Alan Bleiweiss: I do not find new clients. They find me.
This is based on the concept of creating high quality, unique content people find valuable, coupled with a rarely understood concept called brand marketing and public relations.
This is supported by providing superior service that results in existing clients becoming brand evangelists.
Not link building.
Not content marketing.
Crazy concept, huh?
Nick Wilsdon: These are some methods that work well for me -
1) Looking for local business clubs / networking groups. Ideally outside the usual digital circles, so you`re offering something unique. Very good for SME jobs.
2) Offering your expertise for a talk. There are a load of opportunities to speak in front of people, whether it`s a group of 20 or 2000. You`ll always get people asking for your business card at the end, usually 1 or 2 will become opportunities. Don`t do presentations that just sell you though - be more subtle than that. Try to help the audience, and if you use examples of your work, show them in that context.
Often you will find (2) helps with (1) - but in both cases, learn to network. That means getting out there to meet as many people as possible - don`t just stick with the 1 or 2 people you meet with initially, or you get on well with. Use polite excuses to move on and meet others (i.e. toilet / getting a drink or food / cigarette / taking phone call etc.). You should get a decent number of contacts from each event, then use a free CMS like HubSpot or Streak for Gmail to follow-up (even using followupthen.com to do reminders).
3) Use your current network. People forget about re-contacting their existing contacts too often. Send an email to let them know that you currently have capacity to take on a new client (limit your availability to raise your value - classic marketing).
4) Reach out to other digital professionals who offer complementary skills - i.e. if you are an SEO, talk to web designers/developers or vice versa.

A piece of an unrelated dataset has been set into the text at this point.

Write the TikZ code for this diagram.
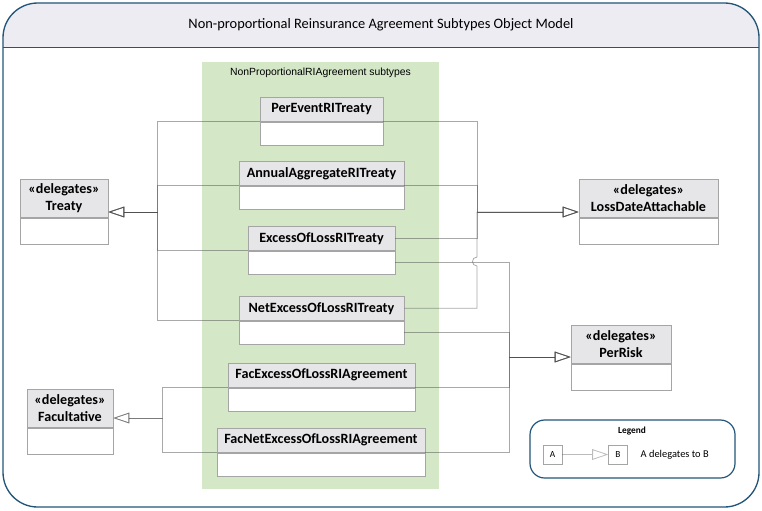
\documentclass[tikz,border=0pt]{standalone}
\usepackage{fontspec}
\setmainfont{Carlito}
\newfontfamily\arialfont{Liberation Sans}
\usepackage{tikz}
\usetikzlibrary{positioning,arrows.meta}
\definecolor{frameblue}{RGB}{35,85,120}
\definecolor{bandgrey}{RGB}{236,236,242}
\definecolor{subgreen}{RGB}{212,232,200}
\definecolor{headgrey}{RGB}{230,230,233}
\definecolor{boxline}{RGB}{165,165,165}

\begin{document}
\begin{tikzpicture}[
  x=0.75pt, y=-0.75pt,
  classhead/.style={draw=boxline, fill=headgrey, anchor=north, inner sep=0pt, minimum height=18pt, font=\bfseries\fontsize{10.6}{12.75}\selectfont},
  classbody/.style={draw=boxline, fill=white, inner sep=0pt, minimum height=17.25pt},
  delhead/.style={classhead, align=center, minimum height=28.5pt},
  delbody/.style={classbody, minimum height=19.5pt},
  deleg/.style={draw=black!75, draw opacity=.45, line width=.6pt, -{Triangle[open, length=12pt, width=8pt]}},
  legbox/.style={draw=boxline, minimum size=14.25pt, inner sep=0pt, font=\fontsize{7}{8}\selectfont}
]
\useasboundingbox (0,0) rectangle (762,510);

% frame and title band
\begin{scope}
  \clip (0,0) rectangle (762,47);
  \fill[bandgrey, rounded corners=26pt] (3,3) rectangle (759,507);
\end{scope}
\draw[frameblue, line width=.6pt] (3,47) -- (759,47);
\draw[frameblue, line width=1pt, rounded corners=26pt] (3,3) rectangle (759,507);
\node (title) at (381,25) {\fontsize{10.8}{13}\selectfont Non-proportional Reinsurance Agreement Subtypes Object Model};

\node[fill=subgreen, anchor=north, minimum width=177.75pt, minimum height=320.25pt] (group) at (320.5,62) {};
\node[font=\arialfont\fontsize{7.8}{9}\selectfont] (grouplabel) at (320.5,73) {NonProportionalRIAgreement subtypes};

\node[classhead, minimum width=92.25pt] (perevent) at (321.5,97) {PerEventRITreaty};
\node[classbody, minimum width=92.25pt, below=0pt of perevent] (perevent-b) {};
\node[classhead, minimum width=123.75pt] (annual) at (321.5,161) {AnnualAggregateRITreaty};
\node[classbody, minimum width=123.75pt, below=0pt of annual] (annual-b) {};
\node[classhead, minimum width=110.25pt] (exloss) at (321.5,226) {ExcessOfLossRITreaty};
\node[classbody, minimum width=110.25pt, below=0pt of exloss] (exloss-b) {};
\node[classhead, minimum width=123.75pt] (netxs) at (321.5,296) {NetExcessOfLossRITreaty};
\node[classbody, minimum width=123.75pt, below=0pt of netxs] (netxs-b) {};
\node[classhead, minimum width=140.25pt] (facxs) at (321.5,363) {FacExcessOfLossRIAgreement};
\node[classbody, minimum width=140.25pt, below=0pt of facxs] (facxs-b) {};
\node[classhead, minimum width=156pt] (facnet) at (321,428) {FacNetExcessOfLossRIAgreement};
\node[classbody, minimum width=156pt, below=0pt of facnet] (facnet-b) {};

\node[delhead, minimum width=66pt] (treaty) at (64,179) {«delegates»\\Treaty};
\node[delbody, minimum width=66pt, below=0pt of treaty] (treaty-b) {};
\node[delhead, minimum width=104.25pt] (lossdate) at (648.5,179) {«delegates»\\LossDateAttachable};
\node[delbody, minimum width=104.25pt, below=0pt of lossdate] (lossdate-b) {};
\node[delhead, minimum width=75pt] (perrisk) at (621,325) {«delegates»\\PerRisk};
\node[delbody, minimum width=75pt, below=0pt of perrisk] (perrisk-b) {};
\node[delhead, minimum width=64.5pt] (facult) at (70,389) {«delegates»\\Facultative};
\node[delbody, minimum width=64.5pt, below=0pt of facult] (facult-b) {};

\coordinate (tbus) at (157,212);
\coordinate (lbus) at (477,212);
\coordinate (rbus) at (509,357);
\coordinate (fbus) at (162,418);
\coordinate (hopa) at (477,266);
\coordinate (hopb) at (477,257);

\draw[deleg] (perevent.south west) -| (tbus) -- (tbus -| treaty.east);
\draw[deleg] (annual.south west) -| (tbus) -- (tbus -| treaty.east);
\draw[deleg] (exloss.south west) -| (tbus) -- (tbus -| treaty.east);
\draw[deleg] (netxs.south west) -| (tbus) -- (tbus -| treaty.east);

\draw[deleg] (perevent.south east) -| (lbus) -- (lbus -| lossdate.west);
\draw[deleg] (annual.south east) -| (lbus) -- (lbus -| lossdate.west);
\draw[deleg] (exloss.east) -| (lbus) -- (lbus -| lossdate.west);
\draw[deleg] (netxs.east) -| (hopa) .. controls +(-6,0) and +(-6,0) .. (hopb) -- (lbus) -- (lbus -| lossdate.west);

\draw[deleg] (exloss-b.east) -| (rbus) -- (rbus -| perrisk.west);
\draw[deleg] (netxs-b.east) -| (rbus) -- (rbus -| perrisk.west);
\draw[deleg] (facxs.south east) -| (rbus) -- (rbus -| perrisk.west);
\draw[deleg] (facnet.south east) -| (rbus) -- (rbus -| perrisk.west);

\draw[deleg] (facxs.south west) -| (fbus) -- (fbus -| facult.east);
\draw[deleg] (facnet.south west) -| (fbus) -- (fbus -| facult.east);

% legend
\node[draw=frameblue, line width=.9pt, rounded corners=11pt, minimum width=153.75pt, minimum height=43.5pt] (legend) at (632.5,449) {};
\node[font=\bfseries\fontsize{7}{8}\selectfont] (legendtitle) at (632,431) {Legend};
\node[legbox] (la) at (552.5,454.5) {A};
\node[legbox] (lb) at (618,454.5) {B};
\draw[deleg, draw opacity=.35] (la) -- (lb);
\node[anchor=west, font=\fontsize{7.8}{9}\selectfont] (legendtext) at (636,454.5) {A delegates to B};
\end{tikzpicture}
\end{document}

Consultants need to work with other pros on larger projects so you can find some interesting business relationships developing. This is the gig-economy, so these free-style associations are working well.
Jason Duke: I`ll dive in an answer but apologies in advance... It`s long... it`s VERY fu**ing long and I swear a lot in it!
It`s so long in fact, that I tried to post it here and FB stuck it`s middle finger up at me!
So here it is, a copy and paste from a private SEO group where I was asked a similar question and I waffled and detailed every step, and put online for you to read at your leisure...
I should say before you go and read it, that I am sure many of you will look at the process, dissect it and improve it. I am also sure even more of you will think it is morally reprehensible. I can live with either of those viewpoints.... I know it works and works extremely well and if you disagree.... that`s fine :)
As to morals.... that`s a personal decision for you all!
Loren Baker: Word of mouth, personal recommendations, people moving to new companies.
Jim Munro: Here are two quotes stolen from the web, Jonathan.
"A referral from every client and every client from a referral." and
"The purpose of a business is to create a mutually beneficial relationship between itself and those it serves. If it does that well, it will be around tomorrow to do it some more."
Let me know if they work and I might try myself. :)
David Ogletree: Offer training. They find out how hard it is they hire you to do the work and they become better clients because they know what you are doing.
There is no big secret to marketing just elbow grease.